Man! It’s a woman? Kathakali performance in streevesham

Veena Basavarajaiah reviews Probal Gupta's Kathakali performance in 'stree vesham' that was held last week.

Kathakali is an art form from Kerala that tells a story with  two or more  performers. It is a form of sanskrit dance theatre that was traditionally practiced and professed by male actors.[1]

Prabol Gupta in stree vesham. Pic: Prabol Gupta.

For many centuries men have been responsible for upholding and passing on the classical art forms from one generation to another especially during times when women were forbidden from entering the world of performing arts. Hence it is not surprising that men have taken on women’s toles in these traditional art forms.

Guru Lalitha Ubhaykar, renowned Hindustani artiste and Guru Usha Venkatateshwaran , director of a dance company named Natyalakshana jointly organised an evening of Kathakali performance at Smrithi Nanadan, on the 17th of December, 2010. The performance was the presentation of a complete solo margam or repertoire on stree vesham (female attire) genus on Kathakali presented by Probal Gupta as researched under his Guru Sri Padmanabhan.

The performance began with an invocatory piece named ‘Thodayam‘ where the artist pays his obeisance to different deities. The rest of the compositions performed, were influenced by women protagonists from the Mahabharatha and Puranas. The monologue of Draupadi where she importunes Krishna for the injustice done to her in an open court explored Karuna rasa.

Characteristics of Kathakali

Every actor essentially plays a unique part where the attire, the colors of the make-up are specific to each character. The music used is called ‘Sopanam’ one of the oldest tradition of Carnatic music that was traditionally  part of temple rituals. The elaborate hand gestures used are  coded in the treatise  ‘Hasthalakshana Deepika’ that are amplified with intricate eye and facial expressions.

The next padam or composition revolved around two characters Narakathundi aka Lalita [2], the sister of Demon Narakasura who falls in love with Jayantha, the handsome son of Indira. This was again a monologue where Lalita’s actions and reaction were played by the performer with sambhoga (physical union) shringara being the dominant emotion.

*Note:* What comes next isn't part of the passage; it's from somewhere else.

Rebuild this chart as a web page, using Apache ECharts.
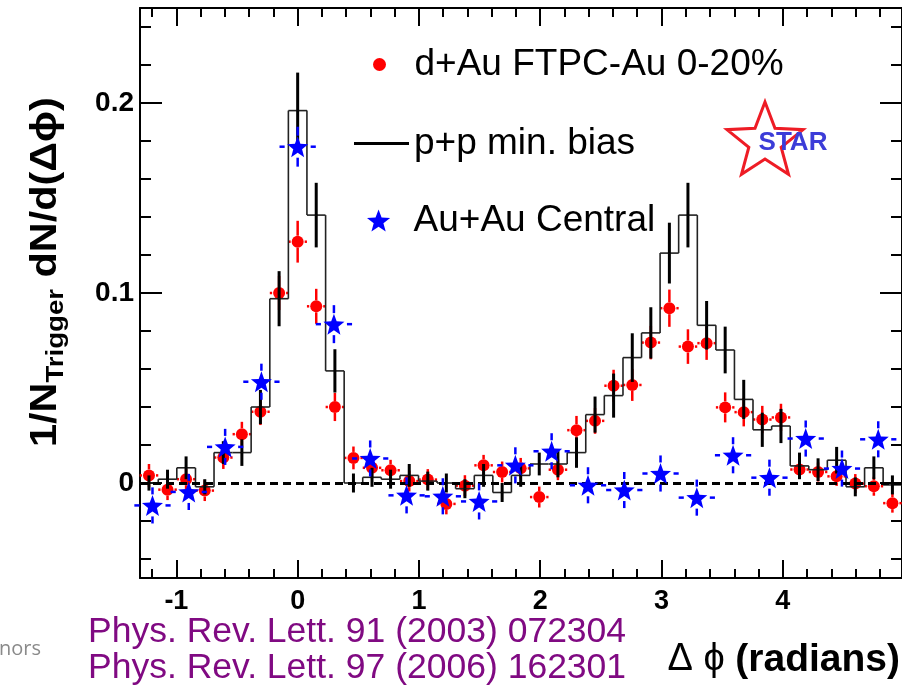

The piece was very intense and effectively executed by the artist.

Probal Gupta failed to assume the minute nuances, gestures and body language of a female which was a constant reminder to the audience that it is a man playing a woman’s role [3]. The so called contemporary concept of patriotism that was executed through ‘Vaishnava Janatho’, a Gujrathi poem by the 15th century poet Narsinh Mehta, as a benediction to the citizens of India was very elementary in terms of choreography and concept.

The incorporation of padaartha abhinaya or literal translation of the lyrics, narratives, saari the coded motion and incorporation of Mohiniattam movement were the special features of his performance[4]. The new approach included the use of prerecorded music instead of live music, three halogen lights instead of a real lamp and shortening of the pieces to cater to the needs of the modern audience with busy lives.

The artist Probal Gupta has raised the following points about this article.

[1] Kathakali is not a Sanskrit dance theatre at all – the only classical Sanskrit theatre is from Kerala and it is Kootiyattam
[2] Narakathundi was not known as Lalitha.
Author’s response: The characters in the puranas are interpreted differently in different texts by different authors. The names are given differently in different texts and it does not influence or affect the readers perception of the performance.

[3] First the dance critic says "effectively executed by the artist" and again contrasts her own statement by saying ‘failed to assume minute nuances, gestures and body language.’
Author’s response: One particular piece can have effective execution while the entire dance recital can lack details such as clarity in gestures and body language.

[4] How can one dance form Kathakali have Mohiniyattam incorporated in it?
Author’s response: The movements were definitely inspired by Mohiniattam. Besides, Mohiniattam itself has high influences of Kathakali in it.